Sur mon café du matin, je
parcours les quotidiens. Rien de bien enthousiasmant : la politiciennerie,
les affaires Fillon et autres, et Trump qui semble vouloir faire ce qu’il a
annoncé mais apparemment pas toujours avec le sens des nuances nécessaire et des
mesures tenant suffisamment compte de la complexité de la réalité.
Et puis, moment de bonheur, une
pleine page d’un passionnant entretien mené par Vincent Trémolet de Villers
avec cet extraordinaire artiste de notre langue qu’est Fabrice Lucchini. Vincent
Trémolet dans sa présentation écrit : « Quand le comédien, joint aux bonheurs de l’esprit l’acuité du
moraliste, notre langue recouvre par miracle sa pureté cristalline ».
Mais Lucchini m’enchante plus
particulièrement dans son émouvante évocation de Charles Péguy qui était,
écrit-il, « très loin de moi. À tort. » Et n’y aurait-il qu’un ou
deux milliers de lecteurs de ce blog à s’ajouter au très grand nombre de ceux
du Figaro, je ne résiste pas au plaisir de citer l’intégralité de la réponse de
l’artiste à la remarque de Vincent Trémolet :
« - Mais il y a une vision du monde chez Péguy…
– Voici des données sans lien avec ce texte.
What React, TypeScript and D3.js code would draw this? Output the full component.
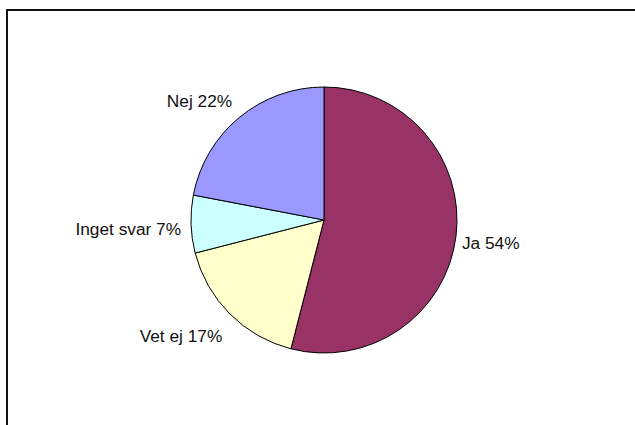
import * as d3 from 'd3';
import React from 'react';

// answers, clockwise from 12 o'clock
const categories = ['Ja', 'Vet ej', 'Inget svar', 'Nej'];
const shares = [54, 17, 7, 22];
const colors = ['#993366', '#FFFFCC', '#CCFFFF', '#9999FF'];

const width = 635;
const height = 425;
const cx = 324;
const cy = 220;
const radius = 133;

export default function App() {
  const data = categories.map((c, i) => ({ label: c, value: shares[i], color: colors[i] }));
  const pie = d3.pie<any>().sort(null).value((d) => d.value);
  const arcs = pie(data);
  const arc = d3.arc<any>().innerRadius(0).outerRadius(radius);

  return (
    <div style={{ position: 'absolute', left: 0, top: 0 }}>
      <svg width={width} height={height} style={{ display: 'block', background: '#fff' }}>
        {/* chart area border, runs off the page right and bottom */}
        <rect x={7} y={10} width={700} height={500} fill="none" stroke="#111" strokeWidth={2} />
        <g transform={'translate(' + cx + ',' + cy + ')'}>
          {arcs.map((a, i) => (
            <path key={i} d={arc(a) || ''} fill={a.data.color} stroke="#000" strokeWidth={1} />
          ))}
          {arcs.map((a, i) => {
            const mid = (a.startAngle + a.endAngle) / 2;
            const s = Math.sin(mid);
            const c = Math.cos(mid);
            // labels sit just outside the rim, pushed away vertically like Excel does
            const px = s * (radius + 8) - 2;
            const py = -c * (radius + 8) + 3.5 - 18 * c;
            return (
              <text
                key={'l' + i}
                x={px}
                y={py}
                dy="0.35em"
                textAnchor={s >= 0 ? 'start' : 'end'}
                fontFamily="'Liberation Sans', Arial, sans-serif"
                fontSize={17.3}
                fill="#111"
              >
                {a.data.label + ' ' + a.data.value + '%'}
              </text>
            );
          })}
        </g>
      </svg>
    </div>
  );
}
« - Disons qu’il n’est pas très « revenu universel », le Péguy. C’est
même l’anti-Benoît Hamon puisqu’il ne cesse de dire que « travailler, c’est
prier ». alors que je n’ai ni la grâce ni la joie d’avoir la foi, je
continue, par Nietzsche, de tourner autour du christianisme ; mais avec Péguy je reconnais qu’on entre dans
quelque chose qui est de l’ordre du mystère. Écoutons cette voix qui remonte du fond des
âges : « Nos vieux maîtres, nos
bons maîtres n’étaient pas seulement des hommes de l’ancienne France. Ils nous
enseignaient au fond la morale, je dirai même l’être de l’ancienne France ».
Il continue : « Ils nous
enseignaient la même chose que les curés et les curés nous enseignaient la même
chose qu’eux ». Quand il décrit Paris, on dirait de la sociologie
contemporaine : « La population
est coupée en deux classes si parfaitement séparées que jamais on n’avait vu
tant d’argent rouler pour le plaisir, et l’argent se refuser à ce point au
travail. Et tant d’argent rouler pour le luxe et l’argent se refuser à ce point
à la pauvreté ».
En
1910, Péguy voit l’horreur de la financiarisation du réel ! »
Lucchini, qui nous dit tourner
autour du christianisme, a donc découvert Péguy comme jadis les Charlier. Il en
parle déjà un peu comme ils en parlaient, citant en effet un de ces textes
chers à Henri et André Charlier, à Gustave Thibon et à Dom Gérard.
On le vérifie, Lucchini n’est pas
seulement un magnifique lecteur exprimant toutes les beautés et subtilités des
textes. Il sait les choisir et en cela délicatement exprimer les convergences
de sa propre pensée sur le monde et la société avec ses moralistes préférés. Et
ne point taire qu’il est assailli par l’interrogation qui nous fait pleinement
humain : « Plutôt y a-t-il quelque chose plutôt que rien ? ».
Gageons que sa lecture passionnée de Péguy l’aidera à trouver la réponse.